• **Task**
Everything from the first line of the data below through the line that contains "ax.set_ylim(0, 2.0)" should be written out exactly, please, and nothing more; the pictures stay out.

*** Records

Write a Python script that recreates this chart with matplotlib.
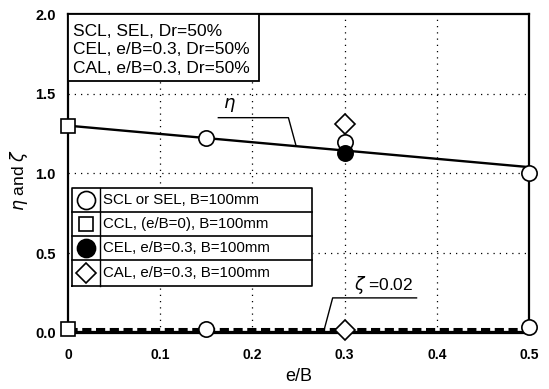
import matplotlib
matplotlib.use("Agg")
import matplotlib.pyplot as plt
from matplotlib.patches import Rectangle

plt.rcParams['font.family'] = ['Liberation Sans', 'DejaVu Sans']

# data
eta_line_x = [0.0, 0.5]
eta_line_y = [1.30, 1.04]
zeta_line_x = [0.0, 0.5]
zeta_line_y = [0.025, 0.025]
zeta_solid_y = [0.01, 0.01]

scl_x = [0.15, 0.3, 0.5]
scl_eta = [1.225, 1.195, 1.0]
scl_zeta_x = [0.15, 0.5]
scl_zeta = [0.025, 0.04]
ccl_x = [0.0]
ccl_eta = [1.30]
ccl_zeta = [0.025]
cel_x = [0.3]
cel_eta = [1.13]
cal_x = [0.3]
cal_eta = [1.31]
cal_zeta = [0.02]

fig = plt.figure(figsize=(5.49, 3.89), dpi=100)
ax = fig.add_axes([0.124, 0.144, 0.8396, 0.82])
ax.set_xlim(0, 0.5)
ax.set_ylim(0, 2.0)

for x in [0.1, 0.2, 0.3, 0.4]:
    ax.axvline(x, color='black', lw=0.9, ls=(0, (1, 4)), zorder=1)
for y in [0.5, 1.0, 1.5]:
    ax.axhline(y, color='black', lw=0.9, ls=(0, (1, 4)), zorder=1)

ax.plot(eta_line_x, eta_line_y, color='black', lw=1.7, zorder=3, clip_on=False)
ax.plot(zeta_line_x, zeta_solid_y, color='black', lw=0.9, zorder=3, clip_on=False)
ax.plot(zeta_line_x, zeta_line_y, color='black', lw=2.2, ls=(0, (3, 1.5)), zorder=3, clip_on=False)

ms = 11
ax.plot(scl_x, scl_eta, 'o', ms=ms, mfc='white', mec='black', mew=1.2, zorder=5, clip_on=False)
ax.plot(scl_zeta_x, scl_zeta, 'o', ms=ms, mfc='white', mec='black', mew=1.2, zorder=5, clip_on=False)
ax.plot(ccl_x, ccl_eta, 's', ms=10, mfc='white', mec='black', mew=1.2, zorder=5, clip_on=False)
ax.plot(ccl_x, ccl_zeta, 's', ms=10, mfc='white', mec='black', mew=1.2, zorder=5, clip_on=False)
ax.plot(cel_x, cel_eta, 'o', ms=ms, mfc='black', mec='black', mew=1.2, zorder=6, clip_on=False)
ax.plot(cal_x, cal_eta, 'D', ms=10, mfc='white', mec='black', mew=1.2, zorder=5, clip_on=False)
ax.plot(cal_x, cal_zeta, 'D', ms=10, mfc='white', mec='black', mew=1.2, zorder=5, clip_on=False)

# annotations
ax.text(0.168, 1.37, r'$\eta$', fontsize=13, ha='left', va='bottom')
ax.plot([0.163, 0.239, 0.247], [1.35, 1.35, 1.18], color='black', lw=1.0, zorder=4)
ax.text(0.31, 0.23, r'$\zeta$ =0.02', fontsize=12.5, ha='left', va='bottom')
ax.plot([0.278, 0.287, 0.378], [0.025, 0.22, 0.22], color='black', lw=1.0, zorder=4)

# top box
ax.add_patch(Rectangle((0, 1.58), 0.207, 0.42, fc='white', ec='black', lw=1.3, zorder=7))
ax.text(0.005, 1.775, 'SCL, SEL, Dr=50%\nCEL, e/B=0.3, Dr=50%\nCAL, e/B=0.3, Dr=50%',
        fontsize=12.5, ha='left', va='center', linespacing=1.32, zorder=8)

# legend table
lx0, lx1, lxr = 0.004, 0.035, 0.265
rows = [0.91, 0.76, 0.61, 0.46, 0.295]
ax.fill([lx0, lxr, lxr, lx0], [rows[-1], rows[-1], rows[0], rows[0]], color='white', zorder=7)
ax.plot([lx0, lxr, lxr, lx0, lx0], [rows[-1], rows[-1], rows[0], rows[0], rows[-1]], color='black', lw=1.2, zorder=8)
for r in rows[1:-1]:
    ax.plot([lx0, lxr], [r, r], color='black', lw=1.2, zorder=8)
ax.plot([lx1, lx1], [rows[-1], rows[0]], color='black', lw=1.0, zorder=8)
labels = ['SCL or SEL, B=100mm', 'CCL, (e/B=0), B=100mm', 'CEL, e/B=0.3, B=100mm', 'CAL, e/B=0.3, B=100mm']
markers = [('o', 'white'), ('s', 'white'), ('o', 'black'), ('D', 'white')]
for i, (lab, (m, fc)) in enumerate(zip(labels, markers)):
    yc = (rows[i] + rows[i + 1]) / 2
    ax.plot([(lx0 + lx1) / 2], [yc], m, ms=13 if m == 'o' else 10.5, mfc=fc, mec='black', mew=1.2, zorder=9)
    ax.text(lx1 + 0.003, yc, lab, fontsize=10.8, ha='left', va='center', zorder=9)

ax.set_xticks([0, 0.1, 0.2, 0.3, 0.4, 0.5])
ax.set_xticklabels(['0', '0.1', '0.2', '0.3', '0.4', '0.5'])
ax.set_yticks([0, 0.5, 1.0, 1.5, 2.0])
ax.set_yticklabels(['0.0', '0.5', '1.0', '1.5', '2.0'])
ax.tick_params(axis='x', length=0, labelsize=10, pad=11)
ax.tick_params(axis='y', length=0, labelsize=10.5, pad=9)
for t in ax.get_xticklabels() + ax.get_yticklabels():
    t.set_fontweight('bold')
for s in ax.spines.values():
    s.set_linewidth(1.6)
ax.set_xlabel('e/B', fontsize=13, labelpad=4)
ax.set_ylabel(r'$\eta$ and $\zeta$', fontsize=12.5)
ax.yaxis.set_label_coords(-0.082, 0.48)

fig.savefig('out.png', dpi=100)
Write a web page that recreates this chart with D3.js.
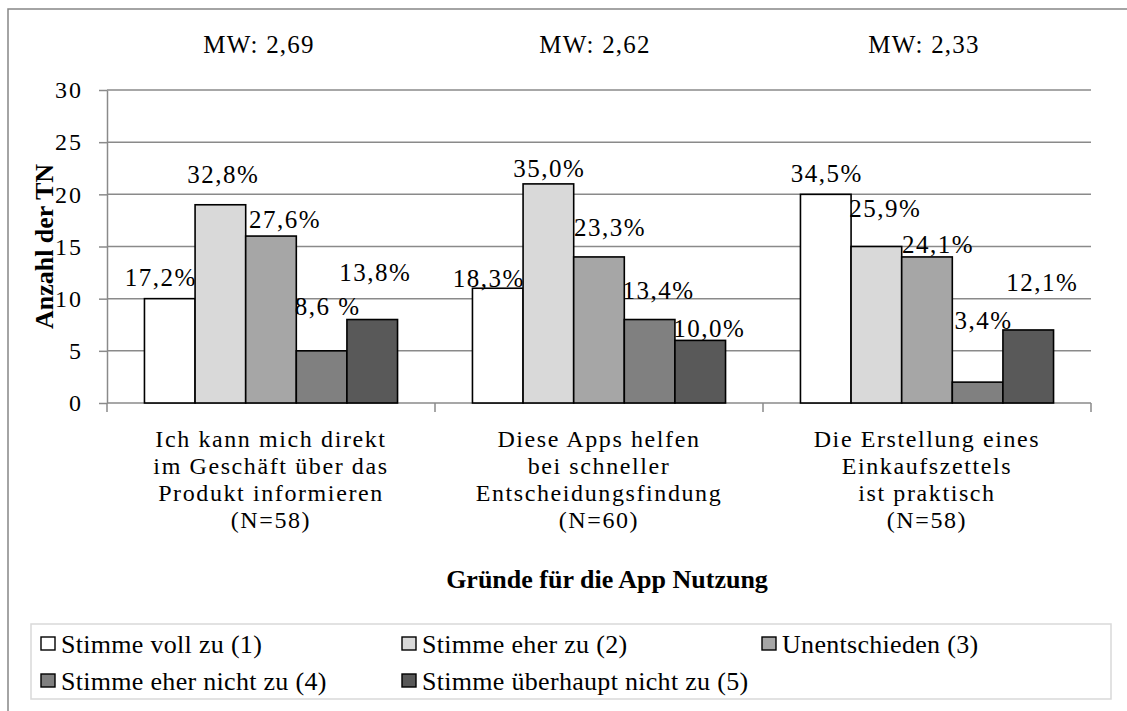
<!DOCTYPE html>
<html>
<head>
<meta charset="utf-8">
<script src="https://cdn.jsdelivr.net/npm/d3@7"></script>
<style>
  html, body { margin: 0; padding: 0; background: #fff; }
  svg text { font-family: "Liberation Serif", "Times New Roman", serif; fill: #000; }
</style>
</head>
<body>
<svg id="chart" width="1127" height="711"></svg>
<script>
// ---- data ----
const categories = [
  ["Ich kann mich direkt", "im Geschäft über das", "Produkt informieren", "(N=58)"],
  ["Diese Apps helfen", "bei schneller", "Entscheidungsfindung", "(N=60)"],
  ["Die Erstellung eines", "Einkaufszettels", "ist praktisch", "(N=58)"]
];
const seriesNames = [
  "Stimme voll zu (1)",
  "Stimme eher zu (2)",
  "Unentschieden (3)",
  "Stimme eher nicht zu (4)",
  "Stimme überhaupt nicht zu (5)"
];
// counts per category, one entry per series
const counts = [
  [10, 19, 16, 5, 8],
  [11, 21, 14, 8, 6],
  [20, 15, 14, 2, 7]
];
const percentLabels = [
  ["17,2%", "32,8%", "27,6%", "8,6 %", "13,8%"],
  ["18,3%", "35,0%", "23,3%", "13,4%", "10,0%"],
  ["34,5%", "25,9%", "24,1%", "3,4%", "12,1%"]
];
const meanLabels = ["MW: 2,69", "MW: 2,62", "MW: 2,33"];
const yTicks = [0, 5, 10, 15, 20, 25, 30];
const yTitle = "Anzahl der TN";
const xTitle = "Gründe für die App Nutzung";

// ---- styling ----
const fontStack = "'Liberation Serif', 'Times New Roman', serif";
const fills = ["#ffffff", "#d9d9d9", "#a6a6a6", "#808080", "#595959"];
const gridColor = "#8a8a8a";
// hand-placed data label offsets: [dx from bar centre, gap above bar top]
const labelNudge = [
  [[-9, 13], [3, 22], [14, 8], [6, 36], [3, 39]],
  [[-9, 1], [1, 7], [11, 21], [9, 21], [9, 3]],
  [[1, 12], [9, 30], [11, 4], [6, 53], [14, 39]]
];
const meanDx = [-12, -4, -3];

const svg = d3.select("#chart");

// outer frame (runs off the right and bottom edges)
svg.append("rect")
  .attr("x", 8).attr("y", 9).attr("width", 1140).attr("height", 720)
  .attr("fill", "none").attr("stroke", "#868686").attr("stroke-width", 1.5);

const plot = { left: 107, right: 1091, top: 90, bottom: 403 };

const x0 = d3.scaleBand().domain(d3.range(categories.length))
  .range([plot.left, plot.right]).paddingInner(0).paddingOuter(0);
const x1 = d3.scaleBand().domain(d3.range(seriesNames.length))
  .range([0, x0.bandwidth()]).paddingInner(0).paddingOuter(0.74);
const y = d3.scaleLinear().domain([0, 30]).range([plot.bottom, plot.top]);

// gridlines
svg.append("g").selectAll("line")
  .data(yTicks.filter(t => t > 0))
  .join("line")
  .attr("x1", plot.left).attr("x2", plot.right)
  .attr("y1", d => y(d)).attr("y2", d => y(d))
  .attr("stroke", gridColor).attr("stroke-width", 1.5);

// y axis
const yAxis = svg.append("g")
  .attr("transform", `translate(${plot.left},0)`)
  .call(d3.axisLeft(y).tickValues(yTicks).tickSize(8).tickPadding(16).tickSizeOuter(0));
yAxis.attr("font-family", fontStack);
yAxis.select(".domain").attr("stroke", gridColor).attr("stroke-width", 1.5);
yAxis.selectAll(".tick line").attr("stroke", gridColor).attr("stroke-width", 1.5);
yAxis.selectAll(".tick text")
  .style("font-family", fontStack)
  .attr("font-size", 24).attr("letter-spacing", 2)
  .attr("fill", "#000").attr("dy", "0.32em");

// x axis line with category boundary ticks
svg.append("line")
  .attr("x1", plot.left).attr("x2", plot.right)
  .attr("y1", y(0)).attr("y2", y(0))
  .attr("stroke", gridColor).attr("stroke-width", 1.5);
const bounds = d3.range(categories.length).map(i => x0(i)).concat([x0(categories.length - 1) + x0.bandwidth()]);
svg.append("g").selectAll("line").data(bounds).join("line")
  .attr("x1", d => d).attr("x2", d => d)
  .attr("y1", y(0)).attr("y2", y(0) + 9)
  .attr("stroke", gridColor).attr("stroke-width", 1.5);

// bars
const groups = svg.append("g").selectAll("g")
  .data(counts).join("g")
  .attr("transform", (d, i) => `translate(${x0(i)},0)`);
groups.selectAll("rect")
  .data(d => d).join("rect")
  .attr("x", (d, j) => x1(j))
  .attr("y", d => y(d))
  .attr("width", x1.bandwidth())
  .attr("height", d => y(0) - y(d))
  .attr("fill", (d, j) => fills[j])
  .attr("stroke", "#000").attr("stroke-width", 1.6);

// percentage labels
groups.each(function (row, i) {
  d3.select(this).selectAll("text")
    .data(row).join("text")
    .style("font-family", fontStack)
    .attr("x", (d, j) => x1(j) + x1.bandwidth() / 2 + labelNudge[i][j][0])
    .attr("y", (d, j) => y(d) - labelNudge[i][j][1])
    .attr("text-anchor", "middle")
    .attr("font-size", 25).attr("letter-spacing", 1.5)
    .text((d, j) => percentLabels[i][j]);
});

// mean values above each group
svg.append("g").selectAll("text").data(meanLabels).join("text")
  .style("font-family", fontStack)
  .attr("x", (d, i) => x0(i) + x0.bandwidth() / 2 + meanDx[i])
  .attr("y", 53)
  .attr("text-anchor", "middle")
  .attr("font-size", 25).attr("letter-spacing", 1.2)
  .text(d => d);

// category labels
const catG = svg.append("g").selectAll("text").data(categories).join("text")
  .style("font-family", fontStack)
  .attr("text-anchor", "middle")
  .attr("font-size", 24).attr("letter-spacing", 1.6);
catG.each(function (lines, i) {
  d3.select(this).selectAll("tspan").data(lines).join("tspan")
    .attr("x", x0(i) + x0.bandwidth() / 2)
    .attr("y", (d, k) => y(0) + 44 + k * 27)
    .text(d => d);
});

// axis titles
svg.append("text")
  .style("font-family", fontStack)
  .attr("x", (plot.left + plot.right) / 2 + 8).attr("y", 588)
  .attr("text-anchor", "middle")
  .attr("font-size", 26).attr("font-weight", "bold")
  .text(xTitle);
svg.append("text")
  .style("font-family", fontStack)
  .attr("transform", `translate(53,${(plot.top + plot.bottom) / 2}) rotate(-90)`)
  .attr("text-anchor", "middle")
  .attr("font-size", 26).attr("font-weight", "bold")
  .text(yTitle);

// legend
svg.append("rect")
  .attr("x", 31).attr("y", 624).attr("width", 1080).attr("height", 75)
  .attr("fill", "#fff").attr("stroke", "#d9d9d9").attr("stroke-width", 1.5);
const legendCols = [41, 402, 762];
const legendItems = svg.append("g").selectAll("g").data(seriesNames).join("g")
  .attr("transform", (d, j) => `translate(${legendCols[j % 3]},${653 + Math.floor(j / 3) * 37})`);
legendItems.append("rect")
  .attr("x", 0).attr("y", -16).attr("width", 14).attr("height", 13)
  .attr("fill", (d, j) => fills[j]).attr("stroke", "#000").attr("stroke-width", 1.4);
legendItems.append("text")
  .style("font-family", fontStack)
  .attr("x", 20).attr("y", 0)
  .attr("font-size", 26).attr("letter-spacing", 0.3)
  .text(d => d);
</script>
</body>
</html>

******

• **Task output**
Write a Python script that recreates this chart with matplotlib.
import matplotlib
matplotlib.use("Agg")
import matplotlib.pyplot as plt
from matplotlib.patches import Rectangle

plt.rcParams['font.family'] = ['Liberation Sans', 'DejaVu Sans']

# data
eta_line_x = [0.0, 0.5]
eta_line_y = [1.30, 1.04]
zeta_line_x = [0.0, 0.5]
zeta_line_y = [0.025, 0.025]
zeta_solid_y = [0.01, 0.01]

scl_x = [0.15, 0.3, 0.5]
scl_eta = [1.225, 1.195, 1.0]
scl_zeta_x = [0.15, 0.5]
scl_zeta = [0.025, 0.04]
ccl_x = [0.0]
ccl_eta = [1.30]
ccl_zeta = [0.025]
cel_x = [0.3]
cel_eta = [1.13]
cal_x = [0.3]
cal_eta = [1.31]
cal_zeta = [0.02]

fig = plt.figure(figsize=(5.49, 3.89), dpi=100)
ax = fig.add_axes([0.124, 0.144, 0.8396, 0.82])
ax.set_xlim(0, 0.5)
ax.set_ylim(0, 2.0)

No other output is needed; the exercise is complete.